Earlier in 2015, plaintiffs sent letters to the North Carolina State Board of Elections, the North Carolina Department of Health and Human Services (NCDHHS) and the North Carolina Division of Motor Vehicles (NCDMV) notifying them that they were violating the NVRA, and urging them to fix the problems and bring the state into compliance with the law. According to plaintiffs, North Carolina failed to remedy its NVRA violations in response to the letters.
State data show a steep decline, beginning in 2012, in the number of voter registration applications originating from public assistance agencies, far exceeding any change in the public assistance caseload. North Carolina is also failing to place many voters on the rolls when they attempt to register at NCDMV offices. The state is similarly failing to offer required voter registration services to individuals who renew their driver’s licenses or non-driver identification cards through the mail or on the NCDMV website.

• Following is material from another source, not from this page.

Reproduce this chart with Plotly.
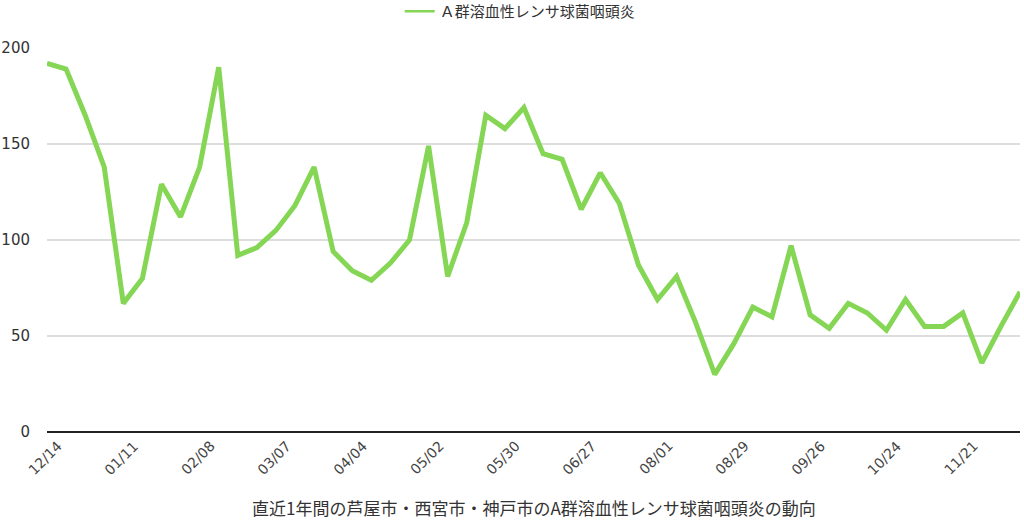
import plotly.graph_objects as go

weeks = ["12/14", "12/21", "12/28", "01/04", "01/11", "01/18", "01/25", "02/01",
         "02/08", "02/15", "02/22", "03/01", "03/07", "03/14", "03/21", "03/28",
         "04/04", "04/11", "04/18", "04/25", "05/02", "05/09", "05/16", "05/23",
         "05/30", "06/06", "06/13", "06/20", "06/27", "07/04", "07/11", "07/18",
         "08/01", "08/08", "08/15", "08/22", "08/29", "09/05", "09/12", "09/19",
         "09/26", "10/03", "10/10", "10/17", "10/24", "10/31", "11/07", "11/14",
         "11/21", "11/28", "12/05", "12/12"]

cases = [192, 189, 165, 138, 67, 80, 129, 112, 138, 190, 92, 96, 105, 118, 138, 94,
         84, 79, 88, 100, 149, 81, 109, 165, 158, 169, 145, 142, 116, 135, 119, 87,
         69, 81, 57, 30, 46, 65, 60, 97, 61, 54, 67, 62, 53, 69, 55, 55,
         62, 36, 55, 73]

series_name = "Ａ群溶血性レンサ球菌咽頭炎"
x_title = "直近1年間の芦屋市・西宮市・神戸市のA群溶血性レンサ球菌咽頭炎の動向"
tick_labels = weeks[::4]
y_ticks = [0, 50, 100, 150, 200]

JP = "Noto Sans CJK JP, Noto Sans, sans-serif"
NUM = "DejaVu Sans, sans-serif"
GREEN = "#84d654"

fig = go.Figure()
fig.add_trace(go.Scatter(
    x=weeks, y=cases, mode="lines", name=series_name, showlegend=False,
    line=dict(color=GREEN, width=5),
))
# legend entry only (thin sample line like the reference)
fig.add_trace(go.Scatter(
    x=[None], y=[None], mode="lines", name=series_name, showlegend=True,
    line=dict(color=GREEN, width=2.5),
))

annotations = []
for lab in tick_labels:
    annotations.append(dict(
        x=lab, xref="x", y=0, yref="paper", text=lab, showarrow=False,
        textangle=-45, xanchor="center", yanchor="middle", yshift=-26, xshift=-2,
        font=dict(family=NUM, size=14, color="#444444"),
    ))
annotations.append(dict(
    x=0.5, xref="paper", y=0, yref="paper", text=x_title, showarrow=False,
    xanchor="center", yanchor="middle", yshift=-75,
    font=dict(family=JP, size=17, color="#333333"),
))

fig.update_layout(
    width=1024, height=526,
    margin=dict(l=47, r=4, t=48, b=94, autoexpand=False),
    paper_bgcolor="white", plot_bgcolor="white",
    font=dict(family=JP, color="#333333"),
    showlegend=True,
    legend=dict(orientation="h", xref="container", x=0.508, xanchor="center",
                y=0.978, yanchor="middle", yref="container",
                font=dict(family=JP, size=15, color="#333333"),
                itemwidth=30, bgcolor="rgba(0,0,0,0)"),
    annotations=annotations,
    xaxis=dict(
        type="category", categoryorder="array", categoryarray=weeks,
        range=[0, len(weeks) - 1], automargin=False,
        showticklabels=False,
        showgrid=False, showline=False, ticks="",
    ),
    yaxis=dict(
        range=[0, 200], tickvals=y_ticks, automargin=False,
        tickfont=dict(family=NUM, size=15, color="#333333"),
        showgrid=True, gridcolor="#dddddd", gridwidth=1.5,
        zeroline=True, zerolinecolor="#222222", zerolinewidth=1.5,
        showline=False, ticks="", ticklabelstandoff=16,
    ),
)

fig.write_html("out.html", config={"displayModeBar": False},
               post_script="document.body.style.margin='0';document.body.style.overflow='hidden';")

Defendants, all named in their official capacities, are Kim Strach, the Executive Director of the North Carolina State Board of Elections; Rick Brajer, Secretary of the NCDHHS, who oversees the operations of the state’s public assistance agencies; Kelly Thomas, Commissioner of the NCDMV; and Nick Tennyson, Secretary of the North Carolina Department of Transportation, who together oversee the NCDMV. Defendants filed a motion to dismiss on March 17, 2016. Plaintiffs filed a motion for preliminary injunction on March 22, 2016. Argument was held on the motion to dismiss and preliminary injunction motion on August 28, 2016.